L’accesso alla rete non è solo una questione di infrastruttura o di servizio. Non è più solo una questione di tecnologie a disposizione, come non è un problema di commercio elettronico o di servizi offerti on-line dalla PA. È un tema centrale di cittadinanza e di democrazia.
Questo è anche quanto si stabilisce nella direttiva CE del 2009 “Ciascun cittadino dell’UE deve avere la possibilità di accedere a un insieme minimo di servizi di comunicazioni elettroniche di buona qualità a un prezzo abbordabile. Questo principio è noto altresì come principio del “servizio universale”. Per quanto riguarda i diritti di accesso a internet, qualsiasi richiesta ragionevole di connessione a una rete di comunicazione pubblica in postazione fissa deve essere soddisfatta da almeno un operatore. Tale connessione deve essere in grado di supportare la trasmissione di voce, fax e dati a una velocità sufficiente a permettere l’accesso funzionale a internet e la fornitura di servizi di telefonia vocale.

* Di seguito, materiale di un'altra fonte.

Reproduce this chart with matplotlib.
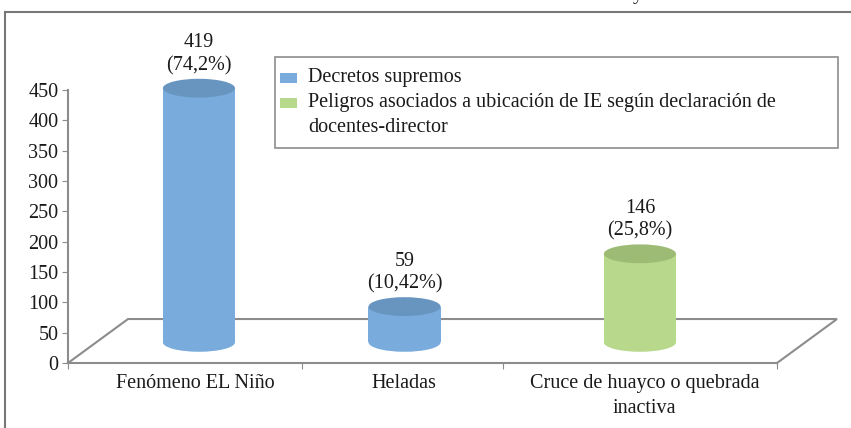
import matplotlib.pyplot as plt
from matplotlib.patches import Rectangle, Ellipse
from matplotlib.lines import Line2D
import numpy as np

# data
categories = ["Fenómeno EL Niño", "Heladas", "Cruce de huayco o quebrada\ninactiva"]
values = [419, 59, 146]
pct_labels = ["(74,2%)", "(10,42%)", "(25,8%)"]
series = ["Decretos supremos", "Decretos supremos",
          "Peligros asociados a ubicación de IE según declaración de\ndocentes-director"]
yticks = list(range(0, 451, 50))

# style / layout (3D-ish perspective imitation)
side_col = {"Decretos supremos": "#79acdd"}
top_col = {"Decretos supremos": "#6795c0"}
side_col[series[2]] = "#b8d88c"
top_col[series[2]] = "#9dbb74"
grey = "#8c8c8c"
txt = "#1a1a1a"
bar_x = [0.554, 1.424, 2.420]     # perspective shifted centres
label_x = [0.537, 1.422, 2.44]
edge_x = [0, 0.99, 1.84, 3]
bar_w = 0.305
ell_h = 31
base = 34          # depth offset of bar bases
back_y = 72.5
back_dx = 0.254

plt.rcParams['font.family'] = ['Liberation Serif', 'DejaVu Serif']
fs = 14.5

W, H = 851, 428
fig = plt.figure(figsize=(W / 100, H / 100), dpi=100)
ax = fig.add_axes([68 / W, 65 / H, 709 / W, 273 / H])
ax.set_xlim(0, 3)
ax.set_ylim(0, 450)

for s in ["top", "right"]:
    ax.spines[s].set_visible(False)
for s in ["left", "bottom"]:
    ax.spines[s].set_color(grey)
    ax.spines[s].set_linewidth(1.5)

# floor
ax.plot([0, back_dx, 3 + back_dx, 3], [0, back_y, back_y, 0], color=grey, lw=1.5,
        clip_on=False, zorder=1, solid_joinstyle='miter')

# cylinders
for x, v, s, p in zip(bar_x, values, series, pct_labels):
    ax.add_patch(Ellipse((x, base), bar_w, ell_h, color=side_col[s], lw=0, zorder=3, clip_on=False))
    ax.add_patch(Rectangle((x - bar_w / 2, base), bar_w, v, color=side_col[s], lw=0, zorder=3,
                           clip_on=False))
    ax.add_patch(Ellipse((x, base + v), bar_w, ell_h, color=top_col[s], lw=0, zorder=4, clip_on=False))
    ax.annotate(f"{v}\n{p}", (x, base + v), xytext=(0, 13), textcoords='offset pixels',
                ha='center', va='bottom', fontsize=fs, color=txt, linespacing=1.25,
                annotation_clip=False)

ax.set_yticks(yticks)
ax.set_yticklabels([str(t) for t in yticks], fontsize=fs, color=txt)
ax.tick_params(axis='y', direction='out', length=4, color=grey, pad=3)
ax.set_xticks(edge_x)
ax.set_xticklabels([])
ax.tick_params(axis='x', which='major', direction='out', length=4, color=grey)
ax.set_xticks(label_x, minor=True)
ax.set_xticklabels(categories, minor=True, fontsize=fs, color=txt, linespacing=1.45)
ax.tick_params(axis='x', which='minor', length=0, pad=8)

# legend box
def px(x, y):
    return x / W, 1 - y / H

lx0, ly0 = px(275, 148)
lx1, ly1 = px(838, 57)
fig.patches.append(Rectangle((lx0, ly0), lx1 - lx0, ly1 - ly0, transform=fig.transFigure,
                             facecolor='white', edgecolor=grey, lw=1.2, zorder=5))
leg = [("Decretos supremos", 78), (series[2], 103)]
for name, yc in leg:
    sx, sy = px(280, yc + 4.5)
    fig.patches.append(Rectangle((sx, sy), 17 / W, 9 / H, transform=fig.transFigure,
                                 color=side_col[name], lw=0, zorder=6))
    tx, ty = px(308, yc - 10)
    fig.text(tx, ty, name, ha='left', va='top', fontsize=fs, color=txt, linespacing=1.45, zorder=7)

# outer frame (cut off) and clipped title fragment
fig.add_artist(Line2D([5 / W, 1], [1 - 12 / H] * 2, color="#777777", lw=1.5))
fig.add_artist(Line2D([5 / W] * 2, [0, 1 - 12 / H], color="#777777", lw=1.5))
fig.text(638 / W, 1 + 1 / H, "y", ha='center', va='baseline', fontsize=fs, color=txt)

fig.savefig("out.png", dpi=100)
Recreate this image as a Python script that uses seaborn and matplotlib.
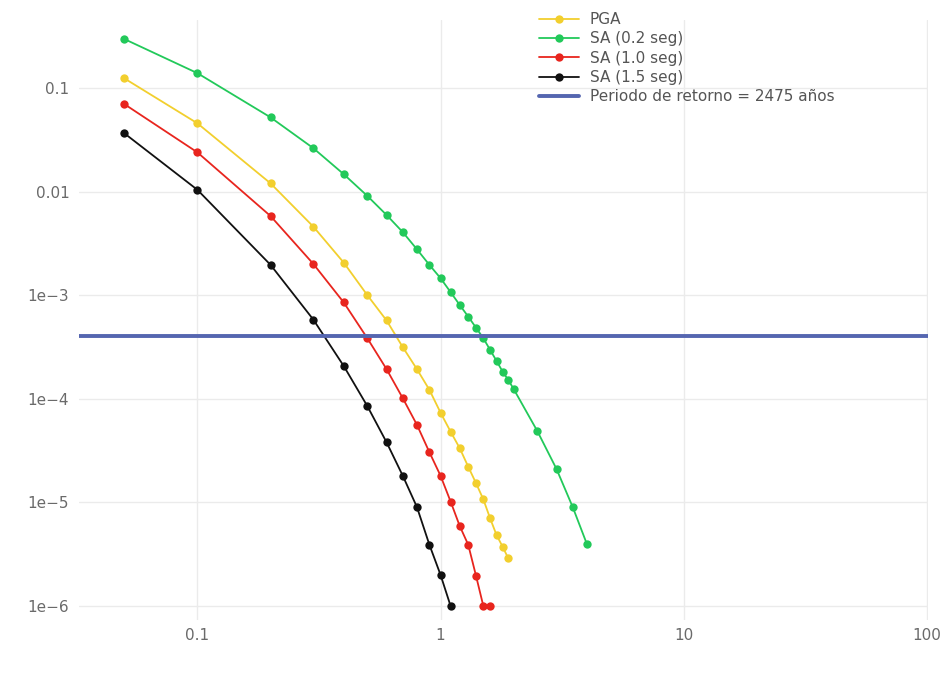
import matplotlib
matplotlib.use("Agg")
import matplotlib.pyplot as plt
import matplotlib.ticker as mticker
import numpy as np
import pandas as pd
import seaborn as sns

# Periodos / intensidades (g) y tasas anuales de excedencia
x_pga = [0.05, 0.1, 0.2, 0.3, 0.4, 0.5, 0.6, 0.7, 0.8, 0.9, 1.0,
         1.1, 1.2, 1.3, 1.4, 1.5, 1.6, 1.7, 1.8, 1.9]
y_pga = [0.124, 0.0456, 0.0120, 0.00458, 0.00206, 0.00100, 5.7e-4, 3.14e-4,
         1.93e-4, 1.22e-4, 7.35e-5, 4.82e-5, 3.33e-5, 2.21e-5, 1.53e-5,
         1.07e-5, 7.0e-6, 4.84e-6, 3.74e-6, 2.88e-6]

x_sa02 = [0.05, 0.1, 0.2, 0.3, 0.4, 0.5, 0.6, 0.7, 0.8, 0.9, 1.0,
          1.1, 1.2, 1.3, 1.4, 1.5, 1.6, 1.7, 1.8, 1.9, 2.0, 2.5, 3.0, 3.5, 4.0]
y_sa02 = [0.297, 0.139, 0.052, 0.0262, 0.0147, 0.00908, 0.00594, 0.00405,
          0.00277, 0.00196, 0.00146, 0.00107, 8.03e-4, 6.21e-4, 4.85e-4,
          3.84e-4, 2.96e-4, 2.32e-4, 1.83e-4, 1.52e-4, 1.24e-4, 4.89e-5,
          2.10e-5, 8.97e-6, 3.96e-6]

x_sa10 = [0.05, 0.1, 0.2, 0.3, 0.4, 0.5, 0.6, 0.7, 0.8, 0.9, 1.0,
          1.1, 1.2, 1.3, 1.4, 1.5, 1.6]
y_sa10 = [0.070, 0.0239, 0.0058, 0.0020, 8.5e-4, 3.84e-4, 1.93e-4, 1.01e-4,
          5.6e-5, 3.05e-5, 1.81e-5, 1.02e-5, 5.9e-6, 3.9e-6, 1.95e-6,
          1.0e-6, 1.0e-6]

x_sa15 = [0.05, 0.1, 0.2, 0.3, 0.4, 0.5, 0.6, 0.7, 0.8, 0.9, 1.0, 1.1]
y_sa15 = [0.0366, 0.0104, 0.00196, 5.8e-4, 2.07e-4, 8.5e-5, 3.8e-5, 1.8e-5,
          9.0e-6, 3.9e-6, 2.0e-6, 1.0e-6]

periodo_retorno = 2475

series = ["PGA", "SA (0.2 seg)", "SA (1.0 seg)", "SA (1.5 seg)"]
colores = ["#F2CF2E", "#22C95A", "#E8251E", "#111111"]

df = pd.concat([
    pd.DataFrame({"x": x_pga, "y": y_pga, "serie": series[0]}),
    pd.DataFrame({"x": x_sa02, "y": y_sa02, "serie": series[1]}),
    pd.DataFrame({"x": x_sa10, "y": y_sa10, "serie": series[2]}),
    pd.DataFrame({"x": x_sa15, "y": y_sa15, "serie": series[3]}),
])

sns.set_style("white")
plt.rcParams["font.family"] = ["DejaVu Sans"]

fig = plt.figure(figsize=(9.52, 6.75), dpi=100)
ax = fig.add_axes([79 / 952, 1 - 620 / 675, 849 / 952, 600 / 675])

sns.lineplot(data=df, x="x", y="y", hue="serie", hue_order=series,
             palette=dict(zip(series, colores)), marker="o", markersize=6,
             markeredgewidth=0, linewidth=1.3, sort=False, estimator=None,
             ax=ax)

ax.axhline(1 / periodo_retorno, color="#5566B0", linewidth=2.8,
           label=f"Periodo de retorno = {periodo_retorno} años")

ax.set_xscale("log")
ax.set_yscale("log")
ax.set_xlim(10 ** -1.487, 10 ** 2.005)
ax.set_ylim(10 ** -6.135, 10 ** -0.344)

ax.xaxis.set_major_locator(mticker.FixedLocator([0.1, 1, 10, 100]))
ax.xaxis.set_major_formatter(mticker.FixedFormatter(["0.1", "1", "10", "100"]))
ax.xaxis.set_minor_locator(mticker.NullLocator())
yt = [0.1, 0.01, 1e-3, 1e-4, 1e-5, 1e-6]
ax.yaxis.set_major_locator(mticker.FixedLocator(yt))
ax.yaxis.set_major_formatter(mticker.FixedFormatter(
    ["0.1", "0.01", "1e\u22123", "1e\u22124", "1e\u22125", "1e\u22126"]))
ax.yaxis.set_minor_locator(mticker.NullLocator())

ax.grid(True, color="#EBEBEB", linewidth=1)
ax.set_axisbelow(True)
for s in ax.spines.values():
    s.set_visible(False)
ax.tick_params(length=0, labelsize=11, colors="#6A6A6A")
ax.tick_params(axis="y", pad=7)
ax.tick_params(axis="x", pad=6)
ax.set_xlabel("")
ax.set_ylabel("")

handles, labels = ax.get_legend_handles_labels()
leg = ax.legend(handles, labels, loc="upper left",
                bbox_to_anchor=(530 / 952, 1 - 3 / 675),
                bbox_transform=fig.transFigure, frameon=False,
                fontsize=11, labelcolor="#555555", handlelength=2.6,
                handletextpad=0.7, labelspacing=0.28, borderpad=0.1)

fig.savefig("out.png", dpi=100)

Ciò vale anche per gli utenti finali disabili che devono beneficiare di un accesso e di una scelta equivalenti a quelli della maggior parte degli utenti finali.”
Un passaggio, questo dell’accesso alla rete come diritto e della banda larga come servizio universale, che deve essere accompagnato territorialmente da iniziative come quelle, in via di espansione in molte città, del “wifi gratuito” negli spazi pubblici, oltre che delle piazze telematiche e dei punti di accesso pubblici assistiti, infrastrutture di sostegno per l’esercizio del diritto di accesso.
Non un passaggio risolutivo, ma credo un passaggio necessario per includere le politiche sul digitale nel novero delle priorità ineludibili.
In vista di una ridefinizione più ampia della cittadinanza, che coerentemente con quanto approvato in sede di ONU stabilisca che “gli stessi diritti che le persone hanno offline devono essere anche protetti online”.
Diritto di accesso e servizio universale: provvedimenti che potrebbero essere presi subito in carico dalla “comunità dei politici innovatori” da cui ci si aspetta tanto.